In protracted talks, the two sides also agreed to scrap a trade-off clause in a bilateral agreement that says if the maximum range is extended, the payload weight must be reduced.
They remain at loggerheads over Washington's dogged opposition to Seoul's development of combat drones and civilian solid-fuel rockets. As a result, South Korea may have to abandon plans to develop state-of-the-art combat drones for which it has already budgeted W500 billion (US$1=W1,119) and will also have trouble pursuing its civilian space project.
The missile guidelines were last revised in 2001.
A government source on Sunday said the two countries have "virtually finished" the missile talks that started early last year and hope to issue a statement by mid-October. "There's been progress in issues like missile range, missile payload weight, and unmanned aerial vehicles but not over development of civilian solid-fuel rockets," the source added.
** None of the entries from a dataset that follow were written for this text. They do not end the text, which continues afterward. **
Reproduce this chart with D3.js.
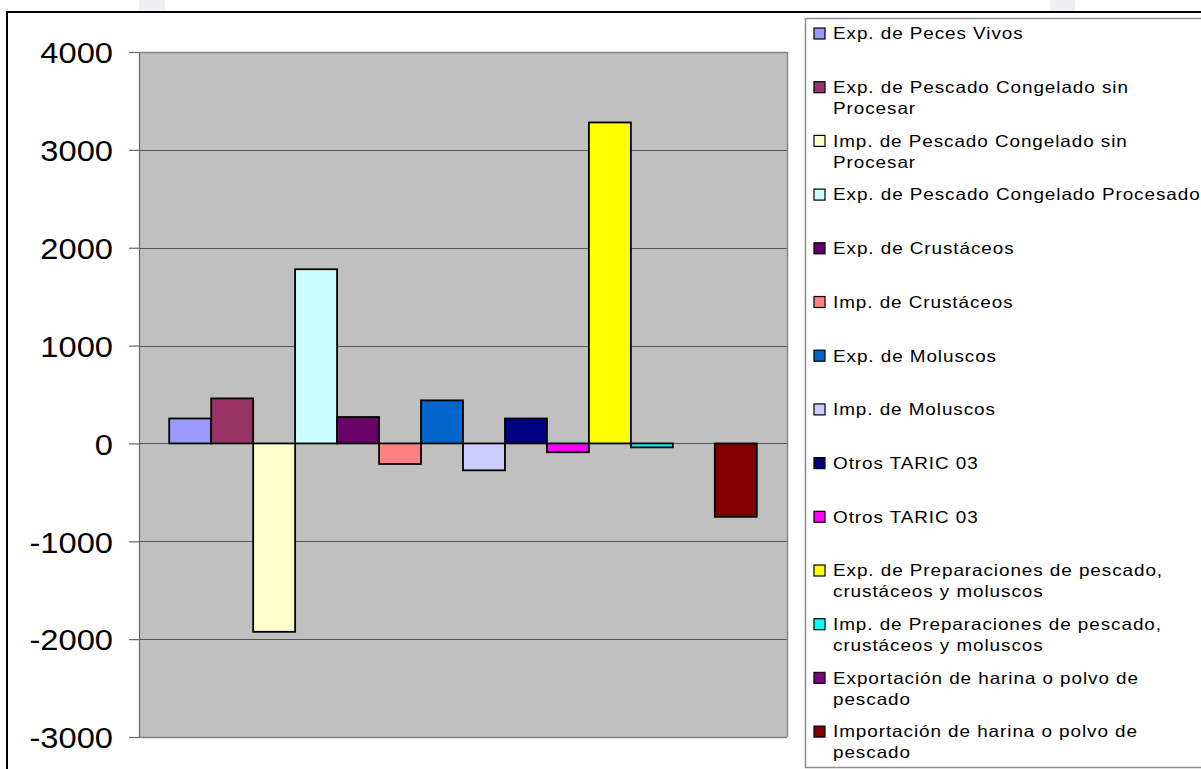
<!DOCTYPE html>
<html>
<head>
<meta charset="utf-8">
<script src="https://cdn.jsdelivr.net/npm/d3@7"></script>
<style>
  html, body { margin: 0; padding: 0; background: #fff; }
  svg { display: block; font-family: "Liberation Sans", Arial, sans-serif; }
</style>
</head>
<body>
<svg id="chart" width="1201" height="769"></svg>
<script>
// Series names (legend order), one bar per series
const seriesNames = [
  ["Exp. de Peces Vivos"],
  ["Exp. de Pescado Congelado sin", "Procesar"],
  ["Imp. de Pescado Congelado sin", "Procesar"],
  ["Exp. de Pescado Congelado Procesado"],
  ["Exp. de Crustáceos"],
  ["Imp. de Crustáceos"],
  ["Exp. de Moluscos"],
  ["Imp. de Moluscos"],
  ["Otros TARIC 03"],
  ["Otros TARIC 03"],
  ["Exp. de Preparaciones de pescado,", "crustáceos y moluscos"],
  ["Imp. de Preparaciones de pescado,", "crustáceos y moluscos"],
  ["Exportación de harina o polvo de", "pescado"],
  ["Importación de harina o polvo de", "pescado"]
];
const seriesValues = [255, 460, -1925, 1780, 270, -210, 440, -275, 255, -90, 3280, -40, 0, -750];
const seriesColors = ["#9999FF", "#993366", "#FFFFCC", "#CCFFFF", "#660066", "#FF8080", "#0066CC",
                      "#CCCCFF", "#000080", "#FF00FF", "#FFFF00", "#00FFFF", "#800080", "#800000"];
const yTicks = [-3000, -2000, -1000, 0, 1000, 2000, 3000, 4000];
const yTickLabels = ["-3000", "-2000", "-1000", "0", "1000", "2000", "3000", "4000"];

const svg = d3.select("#chart");

// faint page patches along the top edge
svg.append("rect").attr("x", 139).attr("y", 0).attr("width", 26).attr("height", 11).attr("fill", "#f0eff3");
svg.append("rect").attr("x", 1050).attr("y", 0).attr("width", 25).attr("height", 11).attr("fill", "#f0eff3");

// outer chart frame
svg.append("rect")
  .attr("x", 7).attr("y", 12).attr("width", 1300).attr("height", 900)
  .attr("fill", "#fff").attr("stroke", "#000").attr("stroke-width", 2);

const plot = { left: 139, right: 787, top: 52, bottom: 737 };

const y = d3.scaleLinear().domain([-3000, 4000]).range([plot.bottom, plot.top]);
const x = d3.scaleBand()
  .domain(d3.range(seriesValues.length))
  .range([plot.left, plot.right])
  .paddingInner(0)
  .paddingOuter(0.72);

// plot area background
svg.append("rect")
  .attr("x", plot.left).attr("y", plot.top)
  .attr("width", plot.right - plot.left).attr("height", plot.bottom - plot.top)
  .attr("fill", "#C0C0C0");

// horizontal gridlines
svg.append("g")
  .selectAll("line")
  .data(yTicks)
  .join("line")
  .attr("x1", plot.left).attr("x2", plot.right)
  .attr("y1", d => Math.round(y(d)) + 0.5).attr("y2", d => Math.round(y(d)) + 0.5)
  .attr("stroke", d => d === 4000 || d === -3000 ? "#808080" : "#555")
  .attr("stroke-width", d => d === 4000 || d === -3000 ? 1.5 : 1);

// right edge of plot area
svg.append("line")
  .attr("x1", plot.right + 0.5).attr("x2", plot.right + 0.5)
  .attr("y1", plot.top).attr("y2", plot.bottom)
  .attr("stroke", "#8a8a8a").attr("stroke-width", 1.5);

// bars
svg.append("g")
  .selectAll("rect")
  .data(seriesValues)
  .join("rect")
  .attr("x", (d, i) => x(i))
  .attr("width", x.bandwidth())
  .attr("y", d => y(Math.max(0, d)))
  .attr("height", d => Math.abs(y(d) - y(0)))
  .attr("fill", (d, i) => seriesColors[i])
  .attr("stroke", "#000")
  .attr("stroke-width", d => d === 0 ? 0 : 1.8);

// y axis
const yAxis = d3.axisLeft(y)
  .tickValues(yTicks)
  .tickFormat((d, i) => yTickLabels[i])
  .tickSize(10).tickSizeOuter(0).tickPadding(16);
const gy = svg.append("g").attr("transform", `translate(${plot.left},0)`).call(yAxis);
gy.select(".domain").attr("stroke", "#666").attr("stroke-width", 1.2);
gy.selectAll(".tick line").attr("stroke", "#666").attr("stroke-width", 1.2);
gy.selectAll(".tick text")
  .attr("fill", "#000")
  .style("font-size", "30px")
  .attr("dy", "0.36em")
  .attr("x", 0)
  .attr("transform", "translate(-26,0) scale(1.09,1)");

// legend box
svg.append("rect")
  .attr("x", 805.5).attr("y", 18.5).attr("width", 500).attr("height", 749)
  .attr("fill", "#fff").attr("stroke", "#8c8c8c").attr("stroke-width", 1.5);

const legend = svg.append("g");
const entry = legend.selectAll("g")
  .data(seriesNames)
  .join("g")
  .attr("transform", (d, i) => `translate(0,${33.5 + i * 53.7})`);

entry.append("rect")
  .attr("x", 814).attr("y", -5.5)
  .attr("width", 11).attr("height", 11)
  .attr("fill", (d, i) => seriesColors[i])
  .attr("stroke", "#000").attr("stroke-width", 1.2);

entry.each(function(lines) {
  const g = d3.select(this).append("g").attr("transform", "translate(833,0) scale(1.16,1)");
  g.selectAll("text")
    .data(lines)
    .join("text")
    .attr("x", 0)
    .attr("y", (d, j) => j * 21)
    .attr("dy", "0.36em")
    .style("font-size", "16.3px")
    .style("letter-spacing", "0.8px")
    .attr("fill", "#000")
    .text(d => d);
});
</script>
</body>
</html>
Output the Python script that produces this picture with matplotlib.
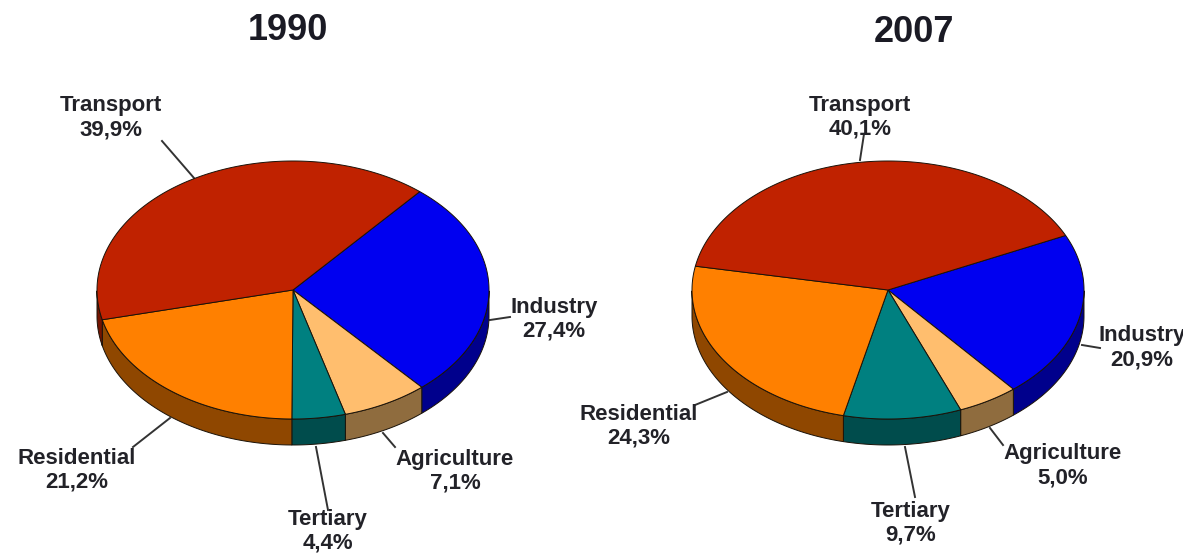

Seoul had hoped to extend the missile range to 1,000 km, which would cover all of North Korea from Jeju, and increase the payload weight to 1 ton. But Washington is worried that this would also bring the Chinese and Japanese capitals within reach.
For drones, Seoul wanted to increase the current payload of less than 500 kg to 2.5 tons and develop not only reconnaissance UAVs but also combat drones. The U.S. agreed to increase the payload of reconnaissance drones up to a point but is against letting Seoul develop combat drones, the source said.
The talks are expected to wind up by mid-October so South Korea can declare its new missile policy before the two defense ministers meet at the annual Security Consultative Meeting in Washington late next month.